Forecasting methodology
Solar radiation reaching the Earth's surface consists of three components: direct radiation, diffuse radiation and reflected radiation. These three components together create global radiation.
In solar energy applications, the following parameters are commonly used:

• Direct Normal Irradiation/Irradiance (DNI);
• Global Horizontal Irradiation/Irradiance (GHI) is the sum of direct and diffuse radiation received on a horizontal plane.
• Global Tilted Irradiation/Irradiance (GTI) is the sum of direct and reflected radiation received on a surface with defined tilt and azimuth.

SOLARGIS uses a semi-empirical satellite model to obtain radiation data. Data from satellites are used for identification of cloud properties using the most advanced algorithms; numerical weather models are also used for forecasting.
The numerical model is constantly correlated with satellite data to improve prediction accuracy.
The solar radiation retrieval is basically split into three steps:

• First, the clear-sky irradiance is calculated using the clear-sky model.
• Second, direct normal and global horizontal radiation is calculated based on the satellite data and cloud index to retrieve all-sky irradiance;
• Third, direct normal and global horizontal irradiance are used for computing diffuse and global tilted irradiance and/or irradiance corrected for shading effects.

The accuracy of predicting annual global horizontal radiation based on data is ± 4% for most European countries.
At different stages of modeling and calculations, many factors that affect the generation are taken into account.
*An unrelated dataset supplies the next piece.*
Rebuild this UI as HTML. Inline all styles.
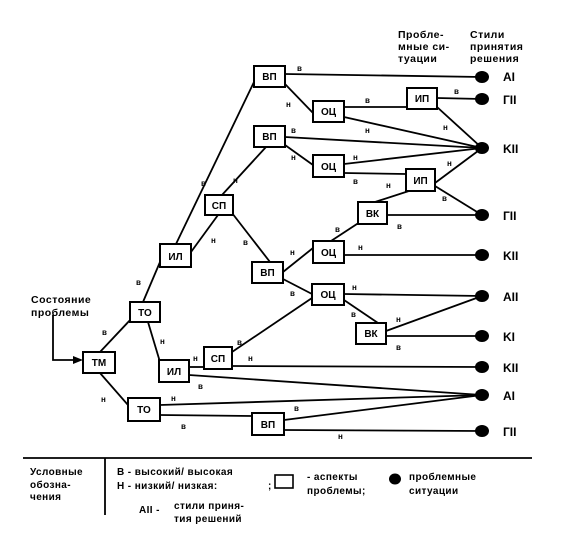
<!DOCTYPE html>
<html><head><meta charset="utf-8"><style>
html,body{margin:0;padding:0;background:#fff;}
svg{display:block;font-family:"Liberation Sans",sans-serif;}
.b{fill:#fff;stroke:#000;stroke-width:2}
.t{font-size:10px;font-weight:bold;text-anchor:middle}
.s{font-size:8px;font-weight:bold}
.r{font-size:12px;font-weight:bold}
.h{font-size:10.5px;font-weight:bold;letter-spacing:0.5px}
line,polyline{stroke:#000;stroke-width:1.8;fill:none}
</style></head><body>
<svg width="565" height="546" viewBox="0 0 565 546">
<rect width="565" height="546" fill="#fff"/>
<g>
<line x1="100" y1="352" x2="132" y2="318"/>
<line x1="100" y1="373" x2="128" y2="405"/>
<line x1="143" y1="302" x2="160" y2="262"/>
<line x1="176" y1="244" x2="254" y2="82"/>
<line x1="191" y1="252" x2="218" y2="215"/>
<line x1="222" y1="195" x2="266" y2="147"/>
<line x1="232" y1="213" x2="270" y2="262"/>
<line x1="285" y1="74" x2="482" y2="77"/>
<line x1="285" y1="84" x2="313" y2="113"/>
<line x1="344" y1="107" x2="407" y2="107"/>
<line x1="344" y1="117" x2="482" y2="148"/>
<line x1="437" y1="98" x2="482" y2="99"/>
<line x1="437" y1="107" x2="482" y2="148"/>
<line x1="285" y1="137" x2="482" y2="148"/>
<line x1="285" y1="145" x2="313" y2="165"/>
<line x1="344" y1="164" x2="482" y2="148"/>
<line x1="344" y1="173" x2="406" y2="174"/>
<line x1="435" y1="183" x2="482" y2="148"/>
<line x1="435" y1="186" x2="482" y2="215"/>
<line x1="375" y1="202" x2="412" y2="190"/>
<line x1="387" y1="215" x2="482" y2="215"/>
<line x1="331" y1="241" x2="360" y2="222"/>
<line x1="344" y1="255" x2="482" y2="255"/>
<line x1="283" y1="272" x2="313" y2="248"/>
<line x1="283" y1="279" x2="312" y2="294"/>
<line x1="344" y1="294" x2="482" y2="296"/>
<line x1="344" y1="300" x2="378" y2="323"/>
<line x1="386" y1="331" x2="482" y2="296"/>
<line x1="386" y1="336" x2="482" y2="336"/>
<line x1="232" y1="352" x2="312" y2="298"/>
<line x1="232" y1="366" x2="482" y2="367"/>
<line x1="148" y1="322" x2="160" y2="362"/>
<line x1="189" y1="367" x2="204" y2="367"/>
<line x1="189" y1="375" x2="482" y2="395"/>
<line x1="160" y1="405" x2="482" y2="395"/>
<line x1="160" y1="415" x2="252" y2="416"/>
<line x1="284" y1="420" x2="482" y2="395"/>
<line x1="284" y1="430" x2="482" y2="431"/>
<polyline points="53,315 53,360 76,360"/>
<polygon points="83,360 73,356 73,364" fill="#000"/>
</g>
<g>
<rect class="b" x="254" y="66" width="31" height="21"/><text class="t" x="269.5" y="80">ВП</text>
<rect class="b" x="313" y="101" width="31" height="21"/><text class="t" x="328.5" y="115">ОЦ</text>
<rect class="b" x="407" y="88" width="30" height="21"/><text class="t" x="422" y="102">ИП</text>
<rect class="b" x="254" y="126" width="31" height="21"/><text class="t" x="269.5" y="140">ВП</text>
<rect class="b" x="313" y="155" width="31" height="22"/><text class="t" x="328.5" y="170">ОЦ</text>
<rect class="b" x="406" y="169" width="29" height="22"/><text class="t" x="420.5" y="184">ИП</text>
<rect class="b" x="205" y="195" width="28" height="20"/><text class="t" x="219" y="209">СП</text>
<rect class="b" x="358" y="202" width="29" height="22"/><text class="t" x="372.5" y="217">ВК</text>
<rect class="b" x="160" y="244" width="31" height="23"/><text class="t" x="175.5" y="260">ИЛ</text>
<rect class="b" x="313" y="241" width="31" height="22"/><text class="t" x="328.5" y="256">ОЦ</text>
<rect class="b" x="252" y="262" width="31" height="21"/><text class="t" x="267.5" y="276">ВП</text>
<rect class="b" x="312" y="284" width="32" height="21"/><text class="t" x="328" y="298">ОЦ</text>
<rect class="b" x="130" y="302" width="30" height="20"/><text class="t" x="145" y="316">ТО</text>
<rect class="b" x="356" y="323" width="30" height="21"/><text class="t" x="371" y="337">ВК</text>
<rect class="b" x="83" y="352" width="32" height="21"/><text class="t" x="99" y="366">ТМ</text>
<rect class="b" x="204" y="347" width="28" height="22"/><text class="t" x="218" y="362">СП</text>
<rect class="b" x="159" y="360" width="30" height="22"/><text class="t" x="174" y="375">ИЛ</text>
<rect class="b" x="128" y="398" width="32" height="23"/><text class="t" x="144" y="413">ТО</text>
<rect class="b" x="252" y="413" width="32" height="22"/><text class="t" x="268" y="428">ВП</text>
</g>
<g fill="#000">
<ellipse cx="482" cy="77" rx="7" ry="6"/><ellipse cx="482" cy="99" rx="7" ry="6"/>
<ellipse cx="482" cy="148" rx="7" ry="6"/><ellipse cx="482" cy="215" rx="7" ry="6"/>
<ellipse cx="482" cy="255" rx="7" ry="6"/><ellipse cx="482" cy="296" rx="7" ry="6"/>
<ellipse cx="482" cy="336" rx="7" ry="6"/><ellipse cx="482" cy="367" rx="7" ry="6"/>
<ellipse cx="482" cy="395" rx="7" ry="6"/><ellipse cx="482" cy="431" rx="7" ry="6"/>
</g>
<g class="r">
<text x="503" y="81">AI</text><text x="503" y="104">ГII</text><text x="503" y="153">KII</text>
<text x="503" y="220">ГII</text><text x="503" y="260">KII</text><text x="503" y="301">AII</text>
<text x="503" y="341">KI</text><text x="503" y="372">KII</text><text x="503" y="400">AI</text>
<text x="503" y="436">ГII</text>
</g>
<g class="h">
<text x="398" y="38">Пробле-</text><text x="398" y="50">мные си-</text><text x="398" y="62">туации</text>
<text x="470" y="38">Стили</text><text x="470" y="50">принятия</text><text x="470" y="62">решения</text>
</g>
<g class="s">
<text x="297" y="71">в</text><text x="286" y="107">н</text><text x="365" y="103">в</text>
<text x="365" y="133">н</text><text x="454" y="94">в</text><text x="443" y="130">н</text>
<text x="291" y="133">в</text><text x="291" y="160">н</text><text x="353" y="160">н</text>
<text x="353" y="184">в</text><text x="447" y="166">н</text><text x="442" y="201">в</text>
<text x="386" y="188">н</text><text x="397" y="229">в</text><text x="335" y="232">в</text>
<text x="358" y="250">н</text><text x="290" y="255">н</text><text x="290" y="296">в</text>
<text x="352" y="290">н</text><text x="351" y="317">в</text><text x="396" y="322">н</text>
<text x="396" y="350">в</text><text x="237" y="345">в</text><text x="248" y="361">н</text>
<text x="160" y="344">н</text><text x="193" y="361">н</text><text x="198" y="389">в</text>
<text x="171" y="401">н</text><text x="181" y="429">в</text><text x="294" y="411">в</text>
<text x="338" y="439">н</text><text x="201" y="186">в</text><text x="233" y="183">н</text>
<text x="211" y="243">н</text><text x="243" y="245">в</text><text x="102" y="335">в</text>
<text x="101" y="402">н</text><text x="136" y="285">в</text>
</g>
<text class="h" x="31" y="303">Состояние</text>
<text class="h" x="31" y="316">проблемы</text>
<line x1="23" y1="458" x2="532" y2="458"/>
<line x1="105" y1="458" x2="105" y2="515"/>
<g style="font-size:10px;font-weight:bold;letter-spacing:0.4px">
<text x="30" y="475">Условные</text><text x="30" y="488">обозна-</text><text x="30" y="500">чения</text>
<text x="117" y="475">В - высокий/ высокая</text>
<text x="117" y="489">Н - низкий/ низкая:</text>
<text x="268" y="489">;</text>
<rect x="275" y="475" width="18" height="13" fill="#fff" stroke="#000" stroke-width="1.6"/>
<text x="307" y="480">- аспекты</text><text x="307" y="494">проблемы;</text>
<ellipse cx="395" cy="479" rx="6" ry="5.5" fill="#000"/>
<text x="409" y="480">проблемные</text><text x="409" y="494">ситуации</text>
<text x="139" y="513">AII -</text>
<text x="174" y="509">стили приня-</text><text x="174" y="522">тия решений</text>
</g>
</svg>
</body></html>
The energy losses can be classified in two groups:

• Static: module surface pollution, losses in cables, and mismatch between PV modules;
• Dynamic: these losses depend on the irradiance/temperature conditions, which change over the day and over the seasons.

The numerical model takes into account the following losses:

• Global irradiation impinging on a tilted plane of PV modules is calculated from Global Horizontal Irradiance (GHI), Direct Normal Irradiance (DNI), terrain albedo, and instantaneous sun position within subhourly time interval.
• Shading by terrain features is calculated by disaggregation using SRTM-3 DEM and horizon height.
• Losses due to angular reflectivity: The magnitude of effects depends on relative position of the sun and plane of the module. The accuracy of calculations of angular reflectivity losses depends on cleanness and specific properties of the module surface.
• Losses due to snow: Losses of solar radiation during winter months are increased by snow on the modules. Typically snow remains on the modules surface from the morning hours to the noon. The highest negative impact on the production has snowfall during cold, cloudy days, when the temperature of the modules is not high enough to melt the snow.
• Losses due to dirt and soiling.
• Losses due to modules operating outside of standard test conditions (STC): depends mainly on the environmental factors and cleaning of the PV modules surface during the power plant lifetime. Typically the losses at this step are higher for crystalline silicon modules than thin films.
• Losses by inter-row shading: Relative spacing leads to electricity losses due to short distance shading.
• Power tolerance of modules: From the module power tolerance result bigger or smaller mismatch losses of the modules connected in strings.
• Inverter losses.
• Inverter losses from conversion of DC to AC.
• Simple solar power plant (repair and maintenance).
• Long-term degradation of modules.

For more information about the SOLARGIS forecasting methodology go to https://solargis.com/docs/methodology

As part of the annual forecasting package, the customer is regularly provided with the following data parameters:

• PV electricity output (PVOUT) – P50, MW/h;
• Global horizontal irradiance/irradiation, GHI, kW/m²;
• Global tilted irradiance/irradiation, GTI, kW/m²;
• Direct normal irradiance/irradiation, DNI, kW/m²;
• Air temperature at 2 m, TEMP;
• Wind speed at 10 m, WS, m/sec
• Wind direction at 10 m, WD;
• Relative humidity, RH, %;
• Atmospheric pressure, AP, hPa;
• Precipitation rate, PREC, mm or kg/m².

All data is processed on SOLARGIS's own servers, no additional equipment is required from the Customer.
In most cases, including Ukraine, the approximate expected error for annual values is from ± 4% to ± 8% for global horizontal radiation and from ± 8% to ± 15% for direct normal radiation.
As part of forecasting electricity generation by solar power plants, IKNET together with SOLARGIS provides the following services:

1. Providing the solar power plant owner with a questionnaire and an agreement to receive free forecast data in test mode.
2. Signing of an agreement by the solar power plant owner for obtaining forecast data in test mode with mandatory indication of the free trial period.
3. Assistance to the solar power plant owner in collecting and generating data to fill out a questionnaire for existing and/or future solar power plants.
4. Provision by the solar power plant owner of the completed questionnaire to IKNET for further work.
5. Conclusion by the solar power plant owner of an agreement with IKNET on obtaining data on the annual electricity generation forecasting.
6. Organization of data transmission for hourly forecasting of electric power generation by a solar power plant to its owner or guaranteed buyer (by agreement).